Ces accusations, que Keeqaid conteste et pour lesquelles il a engagé une procédure judiciaire, interviennent quelques jours après celles visant un autre rappeur, Jeunesaint. Ce dernier a été mis en cause par deux femmes pour des faits qu’elles qualifient de violences conjugales, revenge porn et viol. À ce jour, il n’a pas réagi publiquement.
D’autres noms circulent également dans les discussions internes aux milieux créatifs, notamment via @la_liste_rouge, un compte qui compile des signalements.
Les coulisses des milieux créatifs : entre éclat et zones d’ombre
Dans la mode comme dans la musique, beaucoup de collaborations commencent loin des salles de réunion. On se croise en backstage, on s’invite dans un studio d’enregistrement, on shoote dans un appartement transformé en plateau photo. C’est un écosystème où tout repose sur la confiance et sur un réseau qui se tisse au fil des rencontres, souvent hors de tout cadre officiel.
Ces espaces informels donnent naissance à des images iconiques, à des carrières éclairs… mais ils peuvent aussi devenir le terrain idéal pour des abus.
C’est dans ce contexte qu’@la_liste_rouge s’est imposé comme un mot de passe discret. Accessible uniquement aux femmes et sur validation, ce compte compile des témoignages visant des figures connues de ces scènes : rappeurs, beatmakers, photographes, influenceurs, mannequins. Dans un monde où la réputation est capitale et où tout se sait sans jamais se dire publiquement, cet espace fonctionne comme un filet de sécurité, un lieu où les avertissements circulent avant qu’il ne soit trop tard.
Un espace de parole hors des radars
Dans ces stories confidentielles, les récits se ressemblent : soirées qui dérapent, rendez-vous professionnels qui basculent, propositions toxiques sous couvert de collaboration artistique.
Pour beaucoup de femmes, témoigner ici est la première occasion de se sentir crues. Les messages privés deviennent un réseau souterrain : on y échange des noms, mais aussi des contacts d’avocates, d’associations, ou des conseils pour réagir en cas d’agression.

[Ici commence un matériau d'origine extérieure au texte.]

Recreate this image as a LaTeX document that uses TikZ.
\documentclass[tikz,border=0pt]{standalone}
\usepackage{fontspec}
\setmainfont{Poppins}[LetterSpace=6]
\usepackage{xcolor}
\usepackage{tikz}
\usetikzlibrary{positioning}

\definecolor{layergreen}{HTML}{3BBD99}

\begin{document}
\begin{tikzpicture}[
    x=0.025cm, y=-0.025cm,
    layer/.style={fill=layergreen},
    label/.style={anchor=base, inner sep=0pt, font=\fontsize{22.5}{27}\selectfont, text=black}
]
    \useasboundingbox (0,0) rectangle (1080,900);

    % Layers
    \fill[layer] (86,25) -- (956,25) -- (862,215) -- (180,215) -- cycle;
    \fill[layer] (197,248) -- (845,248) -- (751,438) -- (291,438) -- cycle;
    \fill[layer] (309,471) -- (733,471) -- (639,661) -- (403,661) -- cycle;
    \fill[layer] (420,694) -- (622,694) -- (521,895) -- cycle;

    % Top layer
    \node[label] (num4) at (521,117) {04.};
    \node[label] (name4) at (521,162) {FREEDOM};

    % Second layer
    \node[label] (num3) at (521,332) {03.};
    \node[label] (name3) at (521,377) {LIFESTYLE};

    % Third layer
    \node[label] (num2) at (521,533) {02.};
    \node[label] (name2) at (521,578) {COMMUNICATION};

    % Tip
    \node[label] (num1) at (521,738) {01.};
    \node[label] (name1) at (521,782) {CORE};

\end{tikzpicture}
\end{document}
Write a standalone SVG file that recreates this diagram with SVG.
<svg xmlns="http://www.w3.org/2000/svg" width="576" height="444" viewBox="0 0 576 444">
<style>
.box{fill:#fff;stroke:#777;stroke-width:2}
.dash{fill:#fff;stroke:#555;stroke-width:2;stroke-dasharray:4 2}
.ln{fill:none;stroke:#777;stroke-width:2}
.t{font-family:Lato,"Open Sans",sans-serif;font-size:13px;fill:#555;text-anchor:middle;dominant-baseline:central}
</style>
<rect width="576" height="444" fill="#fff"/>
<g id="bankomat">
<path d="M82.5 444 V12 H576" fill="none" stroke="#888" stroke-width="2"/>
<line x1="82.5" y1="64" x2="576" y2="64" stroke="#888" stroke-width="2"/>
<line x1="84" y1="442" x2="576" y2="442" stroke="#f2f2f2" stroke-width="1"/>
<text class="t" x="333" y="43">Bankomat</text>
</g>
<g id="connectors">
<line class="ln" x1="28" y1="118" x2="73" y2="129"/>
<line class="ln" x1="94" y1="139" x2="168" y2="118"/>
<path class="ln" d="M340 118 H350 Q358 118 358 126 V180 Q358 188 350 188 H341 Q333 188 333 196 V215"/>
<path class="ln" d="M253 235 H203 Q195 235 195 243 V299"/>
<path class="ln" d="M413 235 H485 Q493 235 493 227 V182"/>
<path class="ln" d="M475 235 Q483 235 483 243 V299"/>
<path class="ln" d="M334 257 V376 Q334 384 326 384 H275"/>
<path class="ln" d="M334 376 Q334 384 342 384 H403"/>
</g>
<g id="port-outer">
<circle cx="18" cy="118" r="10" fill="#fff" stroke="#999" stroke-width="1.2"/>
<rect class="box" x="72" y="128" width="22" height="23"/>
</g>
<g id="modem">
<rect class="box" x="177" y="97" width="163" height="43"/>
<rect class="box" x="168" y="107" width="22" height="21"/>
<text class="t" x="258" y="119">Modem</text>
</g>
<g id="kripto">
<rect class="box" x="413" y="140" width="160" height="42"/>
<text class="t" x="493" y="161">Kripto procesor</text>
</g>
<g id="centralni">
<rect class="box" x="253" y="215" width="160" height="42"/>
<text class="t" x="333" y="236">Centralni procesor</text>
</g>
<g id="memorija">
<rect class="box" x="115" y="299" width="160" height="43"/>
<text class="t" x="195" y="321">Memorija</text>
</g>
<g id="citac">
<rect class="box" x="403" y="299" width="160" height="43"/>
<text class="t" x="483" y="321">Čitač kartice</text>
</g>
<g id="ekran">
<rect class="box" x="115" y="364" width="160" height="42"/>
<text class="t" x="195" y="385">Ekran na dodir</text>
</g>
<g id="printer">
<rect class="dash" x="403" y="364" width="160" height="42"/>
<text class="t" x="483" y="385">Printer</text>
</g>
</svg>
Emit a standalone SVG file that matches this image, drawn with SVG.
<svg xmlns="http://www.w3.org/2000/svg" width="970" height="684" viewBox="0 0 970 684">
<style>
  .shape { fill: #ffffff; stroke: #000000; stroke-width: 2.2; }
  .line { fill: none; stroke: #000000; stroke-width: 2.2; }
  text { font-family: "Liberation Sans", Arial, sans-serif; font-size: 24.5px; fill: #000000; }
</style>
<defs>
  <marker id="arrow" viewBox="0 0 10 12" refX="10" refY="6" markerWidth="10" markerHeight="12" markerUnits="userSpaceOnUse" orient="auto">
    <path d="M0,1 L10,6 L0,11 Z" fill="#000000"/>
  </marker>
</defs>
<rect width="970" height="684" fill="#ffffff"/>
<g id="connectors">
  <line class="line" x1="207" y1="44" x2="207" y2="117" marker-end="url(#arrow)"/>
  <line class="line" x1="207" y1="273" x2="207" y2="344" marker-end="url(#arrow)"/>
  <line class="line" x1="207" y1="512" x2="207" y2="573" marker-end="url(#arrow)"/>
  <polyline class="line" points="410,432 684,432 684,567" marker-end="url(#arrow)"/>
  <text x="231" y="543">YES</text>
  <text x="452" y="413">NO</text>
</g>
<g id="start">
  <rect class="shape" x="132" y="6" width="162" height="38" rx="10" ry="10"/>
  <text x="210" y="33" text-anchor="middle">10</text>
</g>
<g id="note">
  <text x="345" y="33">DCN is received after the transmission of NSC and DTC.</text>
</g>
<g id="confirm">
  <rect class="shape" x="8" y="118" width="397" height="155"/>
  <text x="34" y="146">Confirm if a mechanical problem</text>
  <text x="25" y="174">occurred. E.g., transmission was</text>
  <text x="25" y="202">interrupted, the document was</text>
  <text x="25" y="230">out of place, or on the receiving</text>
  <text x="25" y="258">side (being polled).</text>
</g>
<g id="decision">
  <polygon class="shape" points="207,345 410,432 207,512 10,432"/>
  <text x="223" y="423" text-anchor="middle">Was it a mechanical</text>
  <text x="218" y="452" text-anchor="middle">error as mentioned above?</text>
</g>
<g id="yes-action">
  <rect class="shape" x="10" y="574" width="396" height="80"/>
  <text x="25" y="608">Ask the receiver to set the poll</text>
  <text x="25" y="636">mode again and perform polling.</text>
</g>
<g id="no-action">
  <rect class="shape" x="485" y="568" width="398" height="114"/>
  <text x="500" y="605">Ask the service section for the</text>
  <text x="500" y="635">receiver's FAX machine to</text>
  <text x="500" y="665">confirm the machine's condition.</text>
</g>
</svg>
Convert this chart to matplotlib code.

Dans les milieux créatifs, où le pro et le perso se mêlent en permanence, un simple shooting ou une session studio peut se dérouler dans un espace clos, loin des regards. Sans cadre officiel, les abus trouvent un terrain fertile. Dans le compte, la parole circule librement, protégée par l’anonymat et la solidarité.
Le silence qui protège
De nombreux hommes connaissent les noms qui circulent. Les accusations se transmettent aussi hors du compte, dans des conversations feutrées, mais l’omerta tient bon. Par loyauté envers un ami, par peur de briser un réseau ou simplement par indifférence, certains préfèrent se taire. D’autres craignent que, s’ils s’expriment, leur propre nom soit cité à son tour.
Ce silence, qu’il soit volontaire ou non, contribue à maintenir en place un système où les agresseurs présumés peuvent continuer à agir.
Un “tribunal” ou un outil vital ?
Pour ses détracteurs, ce type de page relève du “tribunal médiatique”. Mais pour celles qui y contribuent, il s’agit surtout d’un outil de survie. On ne remplace pas la justice : on gagne du temps, on protège dans l’instant. Les schémas sont répétitifs, les noms reviennent, et chaque nouveau témoignage renforce la conviction qu’aucune femme n’est seule à avoir vécu ces situations.
Une transformation souterraine
Le changement est discret, presque invisible pour le grand public. Mais il est bien là : les femmes se parlent, se préviennent, s’accompagnent.
Des solidarités se créent, des collaborations s’organisent autrement, et certaines carrières s’éloignent volontairement des profils jugés dangereux.
Derrière les posts privés et les listes partagées, c’est une autre cartographie des milieux créatifs qui se dessine un réseau où la vigilance est devenue un réflexe collectif.